What is expected
Keep pictures out. Copy exactly the lines from the one containing "Reproduce this chart with Chart.js." to the one containing "const yTitle = 'Small-signal", endpoints included.

---+---

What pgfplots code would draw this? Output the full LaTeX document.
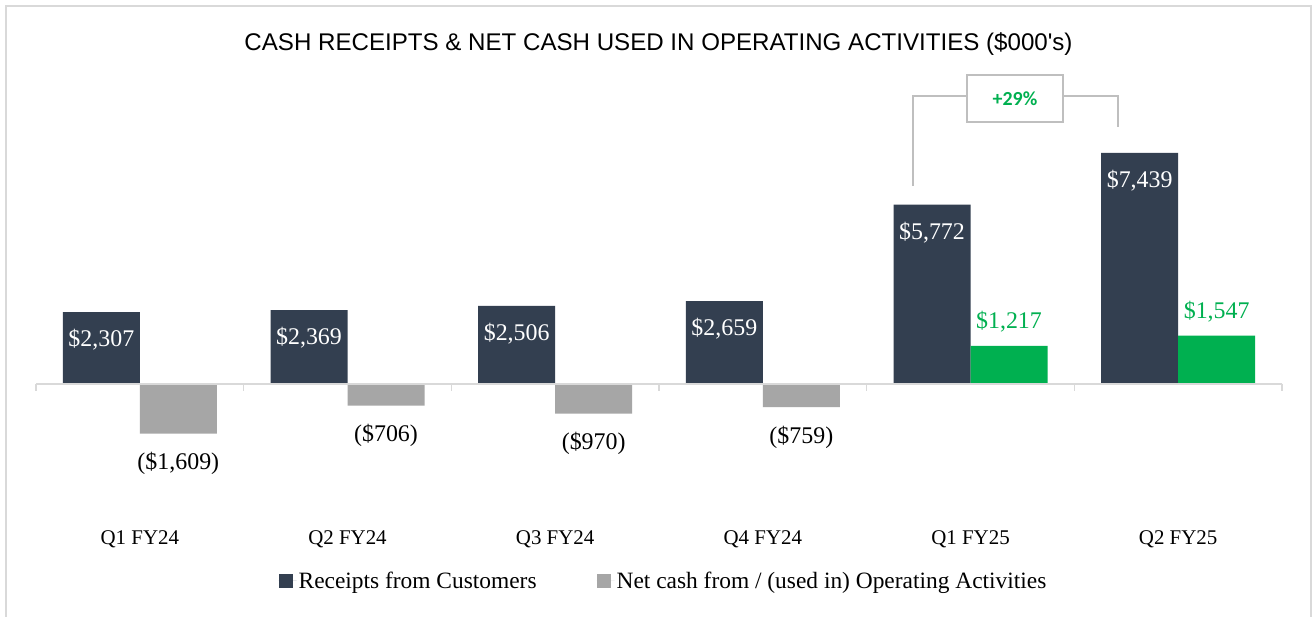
\documentclass[border=0pt]{standalone}
\usepackage{fontspec}
\setmainfont{Liberation Serif}
\newfontfamily\titlefont{Liberation Sans}
\newfontfamily\calfont{Carlito}
\usepackage{pgfplots}
\usepackage{pgfplotstable}
\pgfplotsset{compat=1.18}
\definecolor{navy}{HTML}{333F50}
\definecolor{gbar}{HTML}{A6A6A6}
\definecolor{grn}{HTML}{00B050}
\definecolor{framec}{HTML}{D9D9D9}
\definecolor{brk}{HTML}{BFBFBF}

\pgfplotstableread{
x y label
0.5 2307 {\$2,307}
1.5 2369 {\$2,369}
2.5 2506 {\$2,506}
3.5 2659 {\$2,659}
4.5 5772 {\$5,772}
5.5 7439 {\$7,439}
}\receipts

\pgfplotstableread{
x y label
0.5 -1609 {(\$1,609)}
1.5 -706 {(\$706)}
2.5 -970 {(\$970)}
3.5 -759 {(\$759)}
}\netneg

\pgfplotstableread{
x y label
4.5 1217 {\$1,217}
5.5 1547 {\$1,547}
}\netpos

\begin{document}
\begin{tikzpicture}
\useasboundingbox (0,0) rectangle (1313bp,617bp);
\fill[white] (0,0) rectangle (1313bp,617bp);
\draw[framec, line width=1.5bp] (6bp,0) -- (6bp,611bp) -- (1311bp,611bp) -- (1311bp,0);
\node[font=\titlefont\fontsize{24.2}{28}\selectfont, anchor=base] at (658.5bp,566bp) {CASH RECEIPTS \& NET CASH USED IN OPERATING ACTIVITIES (\$000\textquotesingle s)};
\begin{axis}[
 at={(36bp,95bp)}, anchor=south west,
 scale only axis, x=207.67bp, y=0.03103bp,
 xmin=0, xmax=6, ymin=-4460, ymax=10000,
 axis line style={draw=none}, ytick=\empty,
 xtick={0.5,1.5,2.5,3.5,4.5,5.5},
 xticklabels={Q1 FY24,Q2 FY24,Q3 FY24,Q4 FY24,Q1 FY25,Q2 FY25},
 major tick length=0pt,
 xticklabel style={font=\fontsize{21}{21}\selectfont, anchor=center, yshift=-17bp},
 clip=false,
 legend columns=2,
 legend style={draw=none, fill=none, at={(0.5036,-0.1315)}, anchor=center,
   font=\fontsize{23.5}{23.5}\selectfont,
   /tikz/every even column/.append style={column sep=58bp}},
 legend image code/.code={\fill[#1] (0bp,-7bp) rectangle (14bp,7bp); \path (0bp,0bp) -- (18bp,0bp);},
]
\addplot[ybar, bar width=77bp, bar shift=-38.5bp, fill=navy, draw=none,
  nodes near coords, point meta=explicit symbolic,
  every node near coord/.append style={font=\fontsize{24}{24}\selectfont, text=white, anchor=center, xshift=-38.5bp, yshift=-28bp}]
  table[x=x,y=y,meta=label]{\receipts};
\addlegendentry{Receipts from Customers}
\addplot[ybar, bar width=77bp, bar shift=38.5bp, fill=gbar, draw=none,
  nodes near coords, point meta=explicit symbolic,
  every node near coord/.append style={font=\fontsize{24}{24}\selectfont, text=black, anchor=center, xshift=38.5bp, yshift=-30bp}]
  table[x=x,y=y,meta=label]{\netneg};
\addlegendentry{Net cash from / (used in) Operating Activities}
\addplot[ybar, bar width=77bp, bar shift=38.5bp, fill=grn, draw=none, forget plot,
  nodes near coords, point meta=explicit symbolic,
  every node near coord/.append style={font=\fontsize{24}{24}\selectfont, text=grn, anchor=center, xshift=38.5bp, yshift=24bp}]
  table[x=x,y=y,meta=label]{\netpos};
\draw[framec, line width=2bp] (axis cs:0,0) -- (axis cs:6,0);
\pgfplotsinvokeforeach{0,1,2,3,4,5,6}{\draw[framec, line width=1.5bp] (axis cs:#1,0) -- ([yshift=-7bp]axis cs:#1,0);}
\end{axis}
\draw[brk, line width=1.3bp] (913bp,431bp) -- (913bp,521bp) -- (967bp,521bp);
\draw[brk, line width=1.3bp] (1063bp,521bp) -- (1118bp,521bp) -- (1118bp,490bp);
\draw[brk, line width=1.3bp, fill=white] (967bp,495bp) rectangle (1063bp,542bp);
\node[font=\calfont\bfseries\fontsize{20}{20}\selectfont, text=grn] at (1015bp,518.5bp) {+29\%};
\end{tikzpicture}
\end{document}
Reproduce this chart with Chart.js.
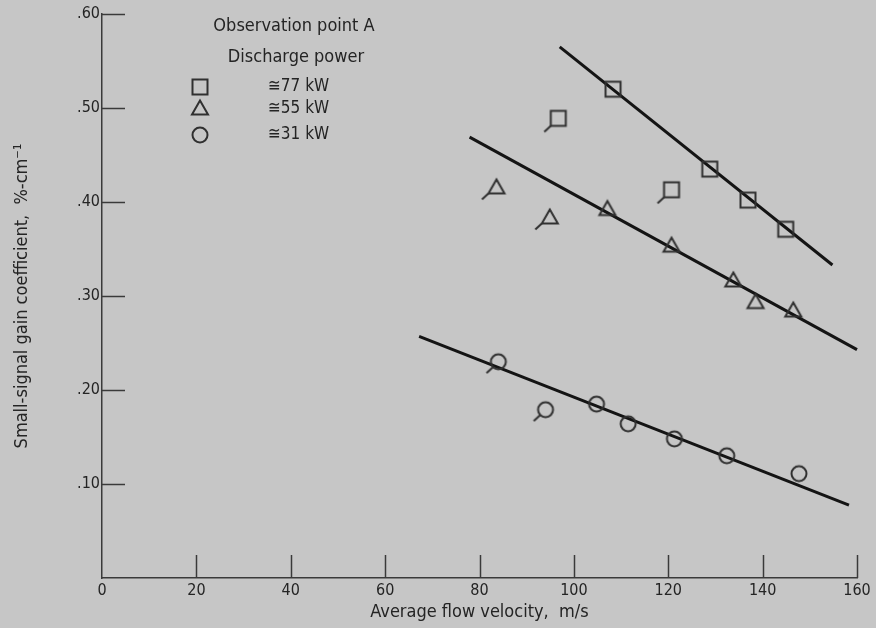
<!DOCTYPE html>
<html><head><meta charset="utf-8">
<script src="https://cdn.jsdelivr.net/npm/chart.js@4/dist/chart.umd.min.js"></script>
<style>html,body{margin:0;padding:0;background:#c6c6c6;overflow:hidden}</style>
</head><body>
<canvas id="c" width="876" height="628"></canvas>
<script>
// ---- data ----
const xTickValues = [0, 20, 40, 60, 80, 100, 120, 140, 160];
const yTickValues = [0.1, 0.2, 0.3, 0.4, 0.5, 0.6];

const kw77X = [108.3, 128.8, 136.9, 144.9];
const kw77Y = [0.520, 0.435, 0.402, 0.371];
const kw77FlagX = [96.7, 120.7];
const kw77FlagY = [0.489, 0.413];
const kw77FitX = [97.0, 154.8];
const kw77FitY = [0.565, 0.333];

const kw55X = [107.1, 120.7, 133.8, 138.5, 146.5];
const kw55Y = [0.392, 0.353, 0.316, 0.293, 0.284];
const kw55FlagX = [83.6, 94.9];
const kw55FlagY = [0.415, 0.383];
const kw55FitX = [77.9, 160.0];
const kw55FitY = [0.469, 0.243];

const kw31X = [104.8, 111.5, 121.3, 132.4, 147.7];
const kw31Y = [0.185, 0.164, 0.148, 0.130, 0.111];
const kw31FlagX = [84.0, 94.0];
const kw31FlagY = [0.230, 0.179];
const kw31FitX = [67.2, 158.3];
const kw31FitY = [0.257, 0.0775];

const legendTitle1 = 'Observation point A';
const legendTitle2 = 'Discharge power';
const legendLabels = ['\u224577 kW', '\u224555 kW', '\u224531 kW'];
const xTitle = 'Average flow velocity,  m/s';
const yTitle = 'Small-signal gain coefficient,  %-cm\u207B\u00B9';

// ---- styling ----
const BG = '#c6c6c6';
const INK = '#242424';
const MARK = '#303030';
const LINE = '#141414';
const FONT = '"Liberation Sans Narrow", "DejaVu Sans Condensed", "Noto Sans", sans-serif';

const pts = (xs, ys) => xs.map((x, i) => ({x: x, y: ys[i]}));

function drawShape(ctx, shape, cx, cy) {
  ctx.beginPath();
  if (shape === 'rect') {
    ctx.rect(cx - 7.5, cy - 7.5, 15, 15);
  } else if (shape === 'triangle') {
    ctx.moveTo(cx, cy - 8.5);
    ctx.lineTo(cx + 8, cy + 5.5);
    ctx.lineTo(cx - 8, cy + 5.5);
    ctx.closePath();
  } else {
    ctx.arc(cx, cy, 7.5, 0, Math.PI * 2);
  }
  ctx.stroke();
}
function markerCanvas(shape, flag) {
  const c = document.createElement('canvas');
  c.width = 40; c.height = 40;
  const g = c.getContext('2d');
  g.strokeStyle = MARK; g.lineWidth = 2;
  drawShape(g, shape, 20, 20);
  if (flag) {
    g.beginPath();
    let sx, sy;
    if (shape === 'rect') { sx = 12.5; sy = 27.5; }
    else if (shape === 'triangle') { sx = 12; sy = 25.5; }
    else { sx = 14.7; sy = 25.3; }
    g.moveTo(sx, sy);
    g.lineTo(sx - 6.5, sy + 6);
    g.stroke();
  }
  return c;
}
const sqM = markerCanvas('rect', false), sqF = markerCanvas('rect', true);
const trM = markerCanvas('triangle', false), trF = markerCanvas('triangle', true);
const ciM = markerCanvas('circle', false), ciF = markerCanvas('circle', true);

function fit(xs, ys) {
  return {type: 'line', data: pts(xs, ys), borderColor: LINE, borderWidth: 3, pointRadius: 0, fill: false, clip: false, order: 2};
}
function marks(xs, ys, img) {
  return {type: 'scatter', data: pts(xs, ys), pointStyle: img, pointRadius: 10, borderColor: MARK, backgroundColor: 'rgba(0,0,0,0)', order: 1, clip: false};
}

const bgPlugin = {
  id: 'bg',
  beforeDraw(chart) {
    const ctx = chart.ctx;
    ctx.save(); ctx.fillStyle = BG; ctx.fillRect(0, 0, chart.width, chart.height); ctx.restore();
  }
};
const tickPlugin = {
  id: 'inTicks',
  afterDraw(chart) {
    const ctx = chart.ctx, xs = chart.scales.x, ys = chart.scales.y;
    const a = chart.chartArea;
    ctx.save();
    ctx.strokeStyle = '#3a3a3a'; ctx.lineWidth = 1.5;
    yTickValues.forEach(v => {
      const y = Math.round(ys.getPixelForValue(v)) + 0.5;
      ctx.beginPath(); ctx.moveTo(a.left, y); ctx.lineTo(a.left + 23, y); ctx.stroke();
    });
    xTickValues.forEach(v => {
      if (v === 0) return;
      const x = Math.round(xs.getPixelForValue(v)) + 0.5;
      ctx.beginPath(); ctx.moveTo(x, a.bottom); ctx.lineTo(x, a.bottom - 23); ctx.stroke();
    });
    // legend
    ctx.fillStyle = INK;
    ctx.font = '18px ' + FONT;
    ctx.textAlign = 'center'; ctx.textBaseline = 'middle';
    ctx.fillText(legendTitle1, 294, 26);
    ctx.fillText(legendTitle2, 296, 57);
    ctx.textAlign = 'left';
    ctx.font = '17px ' + FONT;
    const rows = [87, 109, 135];
    const imgs = [sqM, trM, ciM];
    rows.forEach((ry, i) => {
      ctx.drawImage(imgs[i], 200 - 20, ry - 20);
      ctx.fillText(legendLabels[i], 268, ry);
    });
    ctx.restore();
  }
};

new Chart(document.getElementById('c'), {
  type: 'scatter',
  data: {
    datasets: [
      fit(kw77FitX, kw77FitY), fit(kw55FitX, kw55FitY), fit(kw31FitX, kw31FitY),
      marks(kw77X, kw77Y, sqM), marks(kw77FlagX, kw77FlagY, sqF),
      marks(kw55X, kw55Y, trM), marks(kw55FlagX, kw55FlagY, trF),
      marks(kw31X, kw31Y, ciM), marks(kw31FlagX, kw31FlagY, ciF)
    ]
  },
  options: {
    responsive: false,
    animation: false,
    events: [],
    layout: {padding: {top: 14, right: 19, left: 0, bottom: 0}},
    plugins: {legend: {display: false}, tooltip: {enabled: false}},
    scales: {
      x: {
        type: 'linear', min: 0, max: 160,
        afterBuildTicks: s => { s.ticks = xTickValues.map(v => ({value: v})); },
        afterFit: s => { s.height = 50; },
        grid: {display: true, drawOnChartArea: false, drawTicks: false},
        border: {display: true, color: '#3a3a3a', width: 1.5},
        ticks: {color: INK, font: {family: FONT, size: 16}, padding: 3, maxRotation: 0},
        title: {display: true, text: xTitle, color: INK, font: {family: FONT, size: 18}, padding: {top: 0, bottom: 5}}
      },
      y: {
        type: 'linear', min: 0, max: 0.6,
        afterBuildTicks: s => { s.ticks = yTickValues.map(v => ({value: v})); },
        afterFit: s => { s.width = 102; },
        grid: {display: true, drawOnChartArea: false, drawTicks: false},
        border: {display: true, color: '#3a3a3a', width: 1.5},
        ticks: {color: INK, font: {family: FONT, size: 16}, padding: 2,
          callback: v => '.' + Math.round(v * 100).toString().padStart(2, '0')},
        title: {display: true, text: yTitle, color: INK, font: {family: FONT, size: 18}, padding: {top: 12, bottom: 0}}
      }
    }
  },
  plugins: [bgPlugin, tickPlugin]
});
</script>
</body></html>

---+---

Full response
Reproduce this chart with Chart.js.
<!DOCTYPE html>
<html><head><meta charset="utf-8">
<script src="https://cdn.jsdelivr.net/npm/chart.js@4/dist/chart.umd.min.js"></script>
<style>html,body{margin:0;padding:0;background:#c6c6c6;overflow:hidden}</style>
</head><body>
<canvas id="c" width="876" height="628"></canvas>
<script>
// ---- data ----
const xTickValues = [0, 20, 40, 60, 80, 100, 120, 140, 160];
const yTickValues = [0.1, 0.2, 0.3, 0.4, 0.5, 0.6];

const kw77X = [108.3, 128.8, 136.9, 144.9];
const kw77Y = [0.520, 0.435, 0.402, 0.371];
const kw77FlagX = [96.7, 120.7];
const kw77FlagY = [0.489, 0.413];
const kw77FitX = [97.0, 154.8];
const kw77FitY = [0.565, 0.333];

const kw55X = [107.1, 120.7, 133.8, 138.5, 146.5];
const kw55Y = [0.392, 0.353, 0.316, 0.293, 0.284];
const kw55FlagX = [83.6, 94.9];
const kw55FlagY = [0.415, 0.383];
const kw55FitX = [77.9, 160.0];
const kw55FitY = [0.469, 0.243];

const kw31X = [104.8, 111.5, 121.3, 132.4, 147.7];
const kw31Y = [0.185, 0.164, 0.148, 0.130, 0.111];
const kw31FlagX = [84.0, 94.0];
const kw31FlagY = [0.230, 0.179];
const kw31FitX = [67.2, 158.3];
const kw31FitY = [0.257, 0.0775];

const legendTitle1 = 'Observation point A';
const legendTitle2 = 'Discharge power';
const legendLabels = ['\u224577 kW', '\u224555 kW', '\u224531 kW'];
const xTitle = 'Average flow velocity,  m/s';
const yTitle = 'Small-signal gain coefficient,  %-cm\u207B\u00B9';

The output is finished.